The second issue is that we typically wish to test whether each model parameter is equal to zero and this is based on standard t-statistics. However standard t-statistics are not valid because some of the variables are non-stationary. Various corrections are possible and we apply the Engle and Yoo (1987, https://doi.org/10.1016/0304-4076(87)90085-6) three-stage estimation correction. The first stage includes the models already reported in models (1) and (2) but the t-statistics are not valid. The second stage (not reported) includes error-correction models with three-year lags of first-differenced temperatures and carbon dioxide among the regressors. The third stage involves adjusting the first stage results based on second-stage correction results. The first-stage (i) and third stage (iii) results for models (1) and (2) are reported in Table 1.

	Dependent variable: Celsius temperatures
	in Engle-Yoo (1987) models
	Model 1				Model 2
	(1.i)		(1.iii)		(2.i)		(2.iii)
Regressors:	Param.	t-stat	Param.	t-stat	Param.	t-stat	Param.	t-stat
Carbon dioxide	0.0104	35.77^***	0.0107	15.95^***	0.0098	24.43^***	0.0093	10.46^***
Dimming	-1.790	-4.16^***	-4.78	-4.87^***	-1.872	-4.38^***	-4.831	-5.16^***
El Nino1877-1878	0.420	5.20^***	0.970	5.29^***	0.425	5.32^***	0.956	-5.04^***
Solar (TSI)	48.63	1.75	69.30	1.10
Solar Smooth					161.2	2.76^**	329.7	2.59^**
Solar Cycle					11.31	0.35	-18.32	-0.26
Constant	-55.40	-1.47	-65.97	-2.05^**	-208.4	-2.63^**	-298.4	-4.38^***
R²	91.5%				91.7%

Probability of having erroneously included this parameter ^* p < 0.05, ^** p < 0.01, ^*** p < 0.001.

Table 1: Engle and Yoo (1987) first stage (i) and third stage (iii) model (1) and (2) estimates

The Table 1 results confirm that most of the variables are statistically significant in explaining global Celsius temperatures. Only the Solar activity variable is not significant in models (1.i) and (1.iii) but this might be because the short 11-year cycles are masking the effect of the long fluctuation. When Solar activity is split into its smoothed fluctuations and its short Solar Cycles, we see that the smoothed component is significant in explaining temperature changes. In all the models, carbon dioxide remains the most significant variable in explaining global warming.

[1] Though the term global warming has fallen out of favour and been replaced by climate change, this article focuses on the observed increase in global temperatures and therefore directly on the warming climate.

[2] Foote (1856, American Journal of Arts and Science) is now credited with discovering the Greenhouse Gas effect, based on experimental models using glass cylinders and sunlight.
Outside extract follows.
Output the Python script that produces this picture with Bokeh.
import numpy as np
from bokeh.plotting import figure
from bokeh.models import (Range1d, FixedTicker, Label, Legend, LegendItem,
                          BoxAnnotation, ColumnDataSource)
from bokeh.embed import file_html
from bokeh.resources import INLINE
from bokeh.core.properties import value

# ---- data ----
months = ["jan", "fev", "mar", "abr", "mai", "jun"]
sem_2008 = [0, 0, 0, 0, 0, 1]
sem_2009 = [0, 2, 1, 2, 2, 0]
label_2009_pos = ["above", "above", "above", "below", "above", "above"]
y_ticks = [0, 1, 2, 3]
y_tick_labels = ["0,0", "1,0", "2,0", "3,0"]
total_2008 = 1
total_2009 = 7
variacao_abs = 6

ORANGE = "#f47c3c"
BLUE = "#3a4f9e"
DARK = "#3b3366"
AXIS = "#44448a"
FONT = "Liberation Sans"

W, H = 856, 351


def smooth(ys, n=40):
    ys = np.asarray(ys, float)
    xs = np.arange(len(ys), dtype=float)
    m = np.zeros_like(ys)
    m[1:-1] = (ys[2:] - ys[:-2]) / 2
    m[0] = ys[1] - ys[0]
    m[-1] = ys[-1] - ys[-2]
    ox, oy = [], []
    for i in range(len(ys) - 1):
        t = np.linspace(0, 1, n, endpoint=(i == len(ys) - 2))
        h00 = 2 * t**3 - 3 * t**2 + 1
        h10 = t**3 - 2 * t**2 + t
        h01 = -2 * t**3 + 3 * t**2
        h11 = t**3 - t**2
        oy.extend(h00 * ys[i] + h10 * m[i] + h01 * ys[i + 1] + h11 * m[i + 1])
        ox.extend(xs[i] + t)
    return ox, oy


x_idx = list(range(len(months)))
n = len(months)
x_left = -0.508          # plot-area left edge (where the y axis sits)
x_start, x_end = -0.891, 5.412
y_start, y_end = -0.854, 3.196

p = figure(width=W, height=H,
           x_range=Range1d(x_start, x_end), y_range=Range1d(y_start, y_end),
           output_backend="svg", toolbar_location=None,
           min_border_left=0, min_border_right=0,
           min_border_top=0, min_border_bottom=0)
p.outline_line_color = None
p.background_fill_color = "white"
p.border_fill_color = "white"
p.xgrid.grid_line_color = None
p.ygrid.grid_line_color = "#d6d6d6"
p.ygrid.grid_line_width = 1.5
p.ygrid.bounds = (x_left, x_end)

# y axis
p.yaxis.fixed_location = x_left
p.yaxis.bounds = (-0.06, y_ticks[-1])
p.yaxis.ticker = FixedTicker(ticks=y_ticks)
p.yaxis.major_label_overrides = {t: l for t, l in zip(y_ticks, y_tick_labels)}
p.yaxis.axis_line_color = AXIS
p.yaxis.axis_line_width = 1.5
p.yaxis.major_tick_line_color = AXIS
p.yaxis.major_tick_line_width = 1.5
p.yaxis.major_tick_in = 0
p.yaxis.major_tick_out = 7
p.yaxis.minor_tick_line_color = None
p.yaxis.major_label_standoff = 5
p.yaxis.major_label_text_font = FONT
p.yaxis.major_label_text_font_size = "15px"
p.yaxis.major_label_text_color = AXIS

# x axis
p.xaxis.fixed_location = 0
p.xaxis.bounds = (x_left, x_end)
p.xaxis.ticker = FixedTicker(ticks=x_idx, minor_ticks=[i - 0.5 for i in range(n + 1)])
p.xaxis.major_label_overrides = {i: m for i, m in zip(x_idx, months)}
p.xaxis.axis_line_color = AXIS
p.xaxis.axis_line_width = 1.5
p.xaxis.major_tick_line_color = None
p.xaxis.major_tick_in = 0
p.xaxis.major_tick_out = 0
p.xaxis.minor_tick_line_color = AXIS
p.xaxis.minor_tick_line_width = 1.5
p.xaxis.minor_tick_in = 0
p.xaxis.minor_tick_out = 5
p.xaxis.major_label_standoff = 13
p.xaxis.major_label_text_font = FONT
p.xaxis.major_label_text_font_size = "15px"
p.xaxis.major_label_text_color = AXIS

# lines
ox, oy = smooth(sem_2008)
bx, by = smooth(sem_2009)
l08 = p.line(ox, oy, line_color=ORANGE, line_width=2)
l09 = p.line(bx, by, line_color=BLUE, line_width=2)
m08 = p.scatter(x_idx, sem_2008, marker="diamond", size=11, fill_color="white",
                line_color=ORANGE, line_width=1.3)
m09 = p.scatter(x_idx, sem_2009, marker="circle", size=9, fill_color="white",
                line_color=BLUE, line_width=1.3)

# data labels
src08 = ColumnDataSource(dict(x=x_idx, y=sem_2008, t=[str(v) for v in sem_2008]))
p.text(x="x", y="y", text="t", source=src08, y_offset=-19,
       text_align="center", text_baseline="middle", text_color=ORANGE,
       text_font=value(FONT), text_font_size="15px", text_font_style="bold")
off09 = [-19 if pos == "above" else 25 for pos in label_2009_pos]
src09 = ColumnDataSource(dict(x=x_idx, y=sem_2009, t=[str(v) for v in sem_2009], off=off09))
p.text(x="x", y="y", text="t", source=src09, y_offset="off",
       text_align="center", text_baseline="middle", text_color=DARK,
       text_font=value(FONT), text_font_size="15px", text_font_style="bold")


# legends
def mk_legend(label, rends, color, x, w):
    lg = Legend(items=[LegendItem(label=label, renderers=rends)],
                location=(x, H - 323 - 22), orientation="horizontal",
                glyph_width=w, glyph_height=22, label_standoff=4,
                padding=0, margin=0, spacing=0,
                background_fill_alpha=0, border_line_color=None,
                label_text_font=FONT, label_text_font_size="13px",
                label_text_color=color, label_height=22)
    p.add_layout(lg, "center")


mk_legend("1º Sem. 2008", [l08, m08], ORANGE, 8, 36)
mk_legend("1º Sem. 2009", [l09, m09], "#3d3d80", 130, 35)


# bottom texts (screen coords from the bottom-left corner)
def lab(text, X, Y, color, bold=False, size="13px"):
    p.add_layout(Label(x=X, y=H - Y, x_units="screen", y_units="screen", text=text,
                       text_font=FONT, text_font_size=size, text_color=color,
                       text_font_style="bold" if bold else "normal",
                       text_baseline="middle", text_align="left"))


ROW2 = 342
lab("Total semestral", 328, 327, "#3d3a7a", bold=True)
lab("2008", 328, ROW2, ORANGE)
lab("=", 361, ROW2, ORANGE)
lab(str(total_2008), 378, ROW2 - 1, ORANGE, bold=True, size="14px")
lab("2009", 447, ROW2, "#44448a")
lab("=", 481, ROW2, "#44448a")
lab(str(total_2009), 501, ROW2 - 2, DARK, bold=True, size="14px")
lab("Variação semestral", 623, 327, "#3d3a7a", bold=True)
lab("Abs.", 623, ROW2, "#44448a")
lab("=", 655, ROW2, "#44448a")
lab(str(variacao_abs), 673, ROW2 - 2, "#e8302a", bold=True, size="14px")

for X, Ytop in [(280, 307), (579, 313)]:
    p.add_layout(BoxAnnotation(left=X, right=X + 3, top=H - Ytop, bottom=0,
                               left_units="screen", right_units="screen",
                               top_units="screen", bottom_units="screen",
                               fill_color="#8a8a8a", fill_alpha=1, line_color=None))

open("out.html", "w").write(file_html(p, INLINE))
Her work remained largely unacknowledged until it was rediscovered by Sorenson (2011, Search and Discovery).

[3] Unfortunately, these data do not go back to the 1815 Tambora eruption (VEI=7). This had a major climatic impact (https://en.wikipedia.org/wiki/Year_Without_a_Summer) and 1816 is sometimes referred to as ‘the year without a Summer’.

[4] The method of least squares was first developed by astronomers such as Gauss (1777-1855, https://en.wikipedia.org/wiki/Carl_Friedrich_Gauss) and Legendre (1752-1833, https://en.wikipedia.org/wiki/Adrien-Marie_Legendre) to forecast the trajectory of comets.

[5] The reason for minimising the squares of the residual errors is both a matter of mathematical convenience but also because it confers useful statistical properties in the model. This is something that was discovered by the early astronomers.

[6] Regression is a general term used to describe any statistical model fitting technique, such as ordinary least squares (OLS) or generalised least squares (GLS). The term regression originates from the book ‘Regression towards mediocrity in hereditary stature’ by Galton (1886, Journal of the Anthropological Institute) but model regression should not be confused with the concept of ‘regression to the mean’.